* start Dataset extract *
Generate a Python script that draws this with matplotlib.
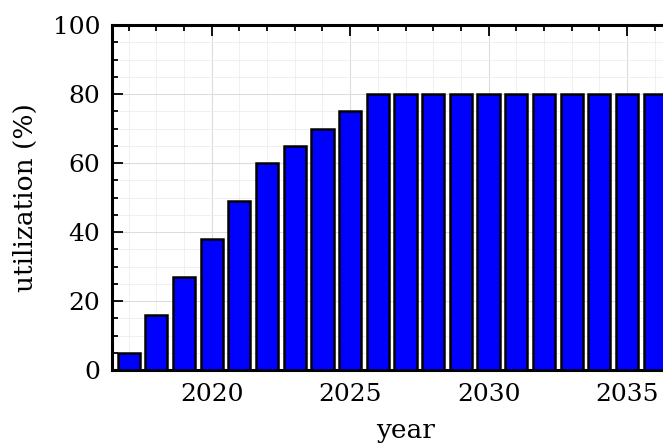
import matplotlib
matplotlib.use("Agg")
import matplotlib.pyplot as plt
from matplotlib.ticker import MultipleLocator

years = [2017, 2018, 2019, 2020, 2021, 2022, 2023, 2024, 2025, 2026,
         2027, 2028, 2029, 2030, 2031, 2032, 2033, 2034, 2035, 2036]
utilization = [5, 16, 27, 38, 49, 60, 65, 70, 75, 80,
               80, 80, 80, 80, 80, 80, 80, 80, 80, 80]

plt.rcParams['font.family'] = ['DejaVu Serif']

fig = plt.figure(figsize=(6.63, 4.44), dpi=100)
W, H = 663, 444
left, right, top, bottom = 112, 699, 25, 370
ax = fig.add_axes([left / W, 1 - bottom / H, (right - left) / W, (bottom - top) / H])

ax.bar(years, utilization, width=0.8, color='#0000ff', edgecolor='black',
       linewidth=1.8, zorder=3)

ax.set_xlim(2016.4, 2037.6)
ax.set_ylim(0, 100)
ax.xaxis.set_major_locator(MultipleLocator(5))
ax.xaxis.set_minor_locator(MultipleLocator(1))
ax.yaxis.set_major_locator(MultipleLocator(20))
ax.yaxis.set_minor_locator(MultipleLocator(5))

ax.grid(which='major', color='#dddddd', linewidth=0.8, zorder=0)
ax.grid(which='minor', color='#eeeeee', linewidth=0.6, zorder=0)
ax.set_axisbelow(True)

ax.tick_params(which='both', direction='in', top=True, right=True,
               labelsize=18, width=1.3)
ax.tick_params(which='major', length=8)
ax.tick_params(which='minor', length=4)
ax.tick_params(axis='x', which='major', pad=9)
ax.tick_params(axis='y', which='major', pad=8.5)

for s in ax.spines.values():
    s.set_linewidth(2.2)

ax.set_xlabel('year', fontsize=19, labelpad=9)
ax.set_ylabel('utilization (%)', fontsize=19, labelpad=11)

fig.savefig('out.png', dpi=100)
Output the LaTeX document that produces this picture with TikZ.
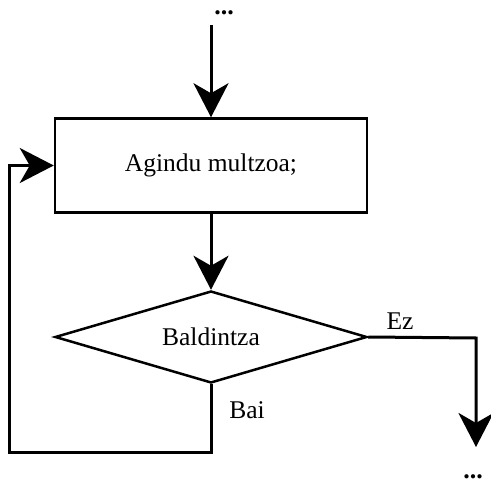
\documentclass[tikz,border=0pt]{standalone}
\usepackage{fontspec}
\setmainfont{Liberation Serif}
\usetikzlibrary{shapes.geometric,arrows.meta}
\tikzset{
  flow/.style={line width=3pt, -{Stealth[length=34pt,width=35pt,inset=10pt]}},
  stepbox/.style={draw, line width=2.5pt, rectangle, minimum width=312pt, minimum height=94pt, inner sep=0pt},
  decision/.style={draw, line width=2.5pt, diamond, minimum width=312pt, minimum height=92pt, inner sep=0pt, shape aspect=3.4},
  lbl/.style={inner sep=0pt, font=\fontsize{25.5}{28}\selectfont},
  dots/.style={inner sep=0pt, font=\fontsize{26}{28}\selectfont\bfseries}
}
\begin{document}
\begin{tikzpicture}[x=1pt,y=-1pt]
\useasboundingbox (0,0) rectangle (491,487);
\node[stepbox, font=\fontsize{25.5}{28}\selectfont] (box) at (211,165.5) {Agindu multzoa;};
\node[decision, font=\fontsize{25.5}{28}\selectfont] (cond) at (211,337) {Baldintza};
\node[dots] (topdots) at (224,13) {...};
\node[dots] (botdots) at (473,477) {...};
\node[lbl] (ez) at (400,321) {Ez};
\node[lbl] (bai) at (247,410) {Bai};
\coordinate (start) at (211,25);
\coordinate (rc) at (476,338);
\coordinate (endc) at (476,447);
\coordinate (lb) at (9,452);
\draw[flow] (start) -- (box.north);
\draw[flow] (box.south) -- (cond.north);
\draw[flow] (cond.east) -- (rc) -- (endc);
\draw[flow] (cond.south) |- (lb) |- (box.west);
\end{tikzpicture}
\end{document}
* end Dataset extract *
__Your objective__. Only the lines from the start of the records to the line with "plt.rcParams['font.family'] = ['DejaVu" belong in the copy. Print them exactly, minus pictures.

__Finished answer__.
Generate a Python script that draws this with matplotlib.
import matplotlib
matplotlib.use("Agg")
import matplotlib.pyplot as plt
from matplotlib.ticker import MultipleLocator

years = [2017, 2018, 2019, 2020, 2021, 2022, 2023, 2024, 2025, 2026,
         2027, 2028, 2029, 2030, 2031, 2032, 2033, 2034, 2035, 2036]
utilization = [5, 16, 27, 38, 49, 60, 65, 70, 75, 80,
               80, 80, 80, 80, 80, 80, 80, 80, 80, 80]

plt.rcParams['font.family'] = ['DejaVu Serif']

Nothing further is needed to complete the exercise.